European Champions Cup has lost its kudos without travelling supporters

Winning the European Cup used to be the pinnacle of the club game. But I wonder if Covid-19 has damaged anything in rugby more than the Champions Cup and Challenge Cup.

What made competing in Europe so special was for fans to be able to travel between countries – it created that closeness, that connection between the different nations. Being able to travel to the south of France, or to Italy. Watching your side at Thomond Park or playing in Edinburgh and Cardiff. Those games made the tournament special, and because it happened annually for nearly two decades it became really important to the players because they realised how much it meant to their supporters to be playing against the best sides in Europe year in, year out. Without the supporters, the concept just does not work. The lure has been damaged.

In Europe, you don’t get the same tribalism you have with the derbies in England such as Leicester-Northampton, Bath-Gloucester, Harlequins-London Irish. That animosity isn’t there. Yes, teams might have a history with each other, such as Wasps and Toulouse who meet again this weekend, a rematch of the 2004 final with Clement Poitrenaud’s moment of hesitancy. Munster and Leicester don’t really like each other. But look at this weekend’s fixtures. Cardiff and Harlequins doesn’t fire you up. Biarritz-Newcastle – that’s a nice town to go to. Connacht and Leicester? Not really.

Without that fire, combined with no spectators, Covid has denied the competition the chance to keep its foot on the pedal. If anything, the domestic leagues have now become more important for clubs to win. 

Take Harlequins this season. If you asked them which competition they would rather win, Premiership or Champions Cup, the natural progression used to be that you won your domestic league, and then the next season went on to try and win Europe. The Champions Cup used to become your main focus. We have won our own league, now let’s go and beat everyone in Europe. Now, I am sure the Harlequins boys want to do that. But if you gave them the choice of retaining their Premiership title or winning Europe, I am not sure which way they would go this season. Because the Champions Cup doesn’t feel as weighty as it used to, it doesn’t have the same kudos of previous years. And I think that largely comes down to Covid and the inability to go to away games and get spectators in all the grounds.

There have obviously always been differences in culture, but we are now seeing differences in politics too. Look at Cardiff. If you are one of their supporters, you are sat there wondering why you cannot go to the game when Harlequins last week played in front of a full house against Exeter, and a few weeks before that, at Twickenham, had more than 70,000 in attendance. How is it different? Why are we different? Covid has pushed everyone further apart in European rugby and the organisers need to find a way to bring it all closer together again.

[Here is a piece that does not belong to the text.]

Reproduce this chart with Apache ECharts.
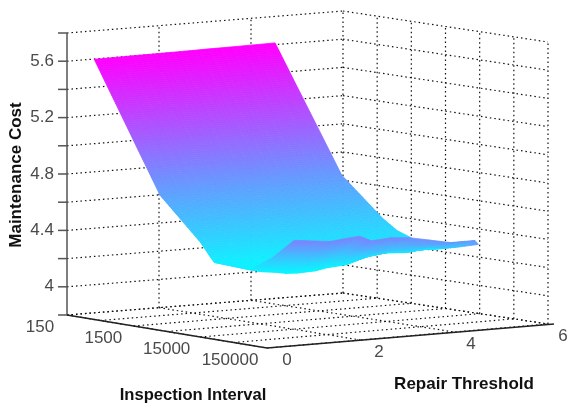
<!DOCTYPE html>
<html><head><meta charset="utf-8">
<style>html,body{margin:0;padding:0;background:#fff}#c{width:568px;height:405px}</style>
<script src="https://cdn.jsdelivr.net/npm/echarts@6/dist/echarts.min.js"></script>
</head><body><div id="c"></div>
<script>
// ---- data ----
var intervalLabels = ['150','1500','15000','150000'];
var repairLabels = ['0','2','4','6'];
var costLabels = ['4','4.4','4.8','5.2','5.6'];
var costLabelValues = [4,4.4,4.8,5.2,5.6];
var costTicks = [3.8,4,4.2,4.4,4.6,4.8,5,5.2,5.4,5.6,5.8];
var intervalGrid = [0,1/6,2/6,3/6,4/6,5/6,1];   // fraction along the interval edge
var repairGrid = [0,1/3,2/3,1];                 // fraction along the repair edge
// surface sample positions (fractions of the floor edges)
var surfaceU = [0.012,0.34,0.54,0.61,0.79,0.9,1.01];
var surfaceV = [0.09,0.133,0.175,0.218,0.26,0.323,0.365,0.435,0.498,0.572,0.646,0.695,0.733,0.745];
// surface cost values, one row per surfaceU
var cost0 = [5.602,5.603,5.604,5.605,5.606,5.607,5.608,5.609,5.611,5.612,5.614,5.615,5.616,5.616];
var cost1 = [4.715,4.72,4.72,4.72,4.725,4.725,4.73,4.73,4.735,4.74,4.74,4.745,4.75,4.75];
var cost2 = [4.43,4.43,4.43,4.43,4.44,4.44,4.45,4.45,4.46,4.47,4.48,4.48,4.49,4.49];
var cost3 = [4.30,4.30,4.30,4.30,4.31,4.31,4.32,4.33,4.35,4.37,4.39,4.40,4.42,4.42];
var cost4 = [4.29,4.27,4.26,4.245,4.24,4.245,4.26,4.27,4.31,4.33,4.32,4.33,4.33,4.325];
var cost5 = [4.40,4.39,4.38,4.37,4.37,4.38,4.37,4.37,4.38,4.38,4.38,4.37,4.37,4.365];
var cost6 = [4.55,4.54,4.53,4.52,4.53,4.54,4.50,4.51,4.50,4.47,4.44,4.44,4.44,4.41];
var surfaceCost = [cost0,cost1,cost2,cost3,cost4,cost5,cost6];
// colour offset per row
var colourOffset = [0,0,0,0,0,0.12,0.34];
var colourMin = 4.2, colourMax = 5.6;

// ---- view projection ----
function proj(u,v,z){
  return [67+200*u+276*v+5*u*v, 315+33*u-22*v-2*u*v-141*(z-3.8)];
}
var zLo = costTicks[0], zHi = costTicks[costTicks.length-1];

// ---- grid lines ----
var gridLines = [];
costTicks.forEach(function(z){
  gridLines.push([proj(0,0,z),proj(0,1,z)]);
  gridLines.push([proj(0,1,z),proj(1,1,z)]);
});
repairGrid.slice(1).forEach(function(v){ gridLines.push([proj(0,v,zLo),proj(0,v,zHi)]); });
intervalGrid.slice(1).forEach(function(u){ gridLines.push([proj(u,1,zLo),proj(u,1,zHi)]); });
repairGrid.forEach(function(v){ gridLines.push([proj(0,v,zLo),proj(1,v,zLo)]); });
intervalGrid.forEach(function(u){ gridLines.push([proj(u,0,zLo),proj(u,1,zLo)]); });

// ---- axis lines ----
var axisLines = [[proj(0,0,zLo),proj(0,0,zHi)]];
costTicks.forEach(function(z){ var p=proj(0,0,z); axisLines.push([[p[0]-9,p[1]],p]); });
var frontLines = [[proj(0,0,zLo),proj(1,0,zLo)],[proj(1,0,zLo),[554,324]]];

// ---- tick labels ----
var labels = [];
costLabels.forEach(function(t,i){ var p=proj(0,0,costLabelValues[i]); labels.push([p[0]-13,p[1],t,'right']); });
intervalLabels.forEach(function(t,i){ var u=i/3,p=proj(u,0,zLo); labels.push([p[0]-27-10*u,p[1]+12,t,'center']); });
repairLabels.forEach(function(t,i){ var v=i/3,p=proj(1,v,zLo); labels.push([p[0]+20-5*v,p[1]+12.5,t,'center']); });

// ---- surface cells ----
var cells = [];
for (var i=0;i<surfaceU.length-1;i++) for (var j=0;j<surfaceV.length-1;j++) cells.push([i,j]);

function colourOf(c){
  var t=Math.max(0,Math.min(1,(c-colourMin)/(colourMax-colourMin)));
  return 'rgb('+Math.round(255*t)+','+Math.round(255*(1-t))+',255)';
}
function renderCell(params,api){
  var i=api.value(0), j=api.value(1);
  function corner(a,b){
    var z=surfaceCost[a][b];
    var p=proj(surfaceU[a],surfaceV[b],z);
    return {p:api.coord(p),c:z+colourOffset[a]};
  }
  var c00=corner(i,j),c01=corner(i,j+1),c10=corner(i+1,j),c11=corner(i+1,j+1);
  var h=Math.abs(c10.p[1]-c00.p[1])+Math.abs(c10.p[0]-c00.p[0]);
  var k=Math.max(2,Math.ceil(h/3));
  var kids=[];
  function mix(a,b,t){return [a[0]+(b[0]-a[0])*t,a[1]+(b[1]-a[1])*t];}
  for(var s=0;s<k;s++){
    var t0=s/k,t1=(s+1)/k,tm=(s+.5)/k;
    var col=colourOf((c00.c+(c01.c-c00.c)*.5)*(1-tm)+(c10.c+(c11.c-c10.c)*.5)*tm);
    kids.push({type:'polygon',silent:true,
      shape:{points:[mix(c00.p,c10.p,t0),mix(c01.p,c11.p,t0),mix(c01.p,c11.p,t1),mix(c00.p,c10.p,t1)]},
      style:{fill:col,stroke:col,lineWidth:0.8}});
  }
  return {type:'group',children:kids};
}
function lineRenderer(style){
  return function(params,api){
    var d=params.dataIndex, src=style.source[d];
    return {type:'polyline',silent:true,shape:{points:[api.coord(src[0]),api.coord(src[1])]},style:style.line};
  };
}
function lineSeries(src,lineStyle,z){
  return {type:'custom',coordinateSystem:'cartesian2d',clip:false,silent:true,z:z,
    data:src.map(function(s){return [s[0][0],s[0][1],s[1][0],s[1][1]];}),
    encode:{x:0,y:1},
    renderItem:lineRenderer({source:src,line:lineStyle})};
}

var chart = echarts.init(document.getElementById('c'),null,{renderer:'canvas'});
chart.setOption({
  animation:false,
  backgroundColor:'#fff',
  grid:{left:0,right:0,top:0,bottom:0},
  xAxis:{type:'value',min:0,max:568,show:false},
  yAxis:{type:'value',min:0,max:405,inverse:true,show:false},
  series:[
    lineSeries(gridLines,{stroke:'#111',fill:null,lineWidth:1.2,lineDash:[1.5,3]},1),
    lineSeries(axisLines,{stroke:'#555',fill:null,lineWidth:1.5},2),
    lineSeries(frontLines,{stroke:'#222',fill:null,lineWidth:1.5},2),
    {type:'custom',coordinateSystem:'cartesian2d',clip:false,silent:true,z:3,
      data:cells,encode:{x:0,y:1},renderItem:renderCell},
    {type:'custom',coordinateSystem:'cartesian2d',clip:false,silent:true,z:4,
      data:labels.map(function(l){return [l[0],l[1]];}),encode:{x:0,y:1},
      renderItem:function(params,api){
        var d=labels[params.dataIndex],p=api.coord([d[0],d[1]]);
        return {type:'text',silent:true,x:p[0],y:p[1],style:{text:d[2],fill:'#4a4a4a',
          font:'17px "Liberation Sans",Arial,sans-serif',align:d[3],verticalAlign:'middle'}};
      }}
  ],
  graphic:[
    {type:'text',silent:true,x:16,y:175,rotation:Math.PI/2,style:{text:'Maintenance Cost',fill:'#111',
      font:'bold 17px "Liberation Sans",Arial,sans-serif',align:'center',verticalAlign:'middle'}},
    {type:'text',silent:true,x:193,y:395,style:{text:'Inspection Interval',fill:'#111',
      font:'bold 16.6px "Liberation Sans",Arial,sans-serif',align:'center',verticalAlign:'middle'}},
    {type:'text',silent:true,x:464,y:384,style:{text:'Repair Threshold',fill:'#111',
      font:'bold 17px "Liberation Sans",Arial,sans-serif',align:'center',verticalAlign:'middle'}}
  ]
});
</script></body></html>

On another note, there’s a real question about how English clubs are going to compete in Europe moving forward following the reduction of the salary cap. Players such as Vaea Fifita at Wasps, their big signing this season, are now moving to Wales or Scotland. That has not happened for as long as I can remember. How can you be getting paid more there than you can in the Premiership? There is a rebalancing going on between England and the Celtic nations, while teams in France just continue spending whatever the hell they like to entice and build massive squads.

I think clubs in France would still rather win the Top 14 than the Champions Cup, unless you are serial runners-up in Europe like Racing 92. Clermont were the same in the past, less so now. Toulouse can win it because their ‘C’ team is probably better than anyone else’s. Where does the competition end up going if the French clubs dwarf the rest and all don’t necessarily, as a priority, want to win it? Obviously with the notable exception of Leinster.

It’s a fantastic competition at its best. The last-16 format we had in 2020-21, because of Covid, was an interesting new format. But it hasn’t felt as exhilarating for a couple of years and that’s not down to the teams or players, but Covid limiting cross-border travel.

I hope in the future we can make it the great tournament again that it has been for the past 20 years. You can forget the last two seasons – don’t worry Exeter and Toulouse, you can keep your titles – but I want the emotion and the supporters to come back to the tournament in force, to have a beer together and to make the Champions Cup the pinnacle of club rugby again in Europe, which it deserves to be once this is all over.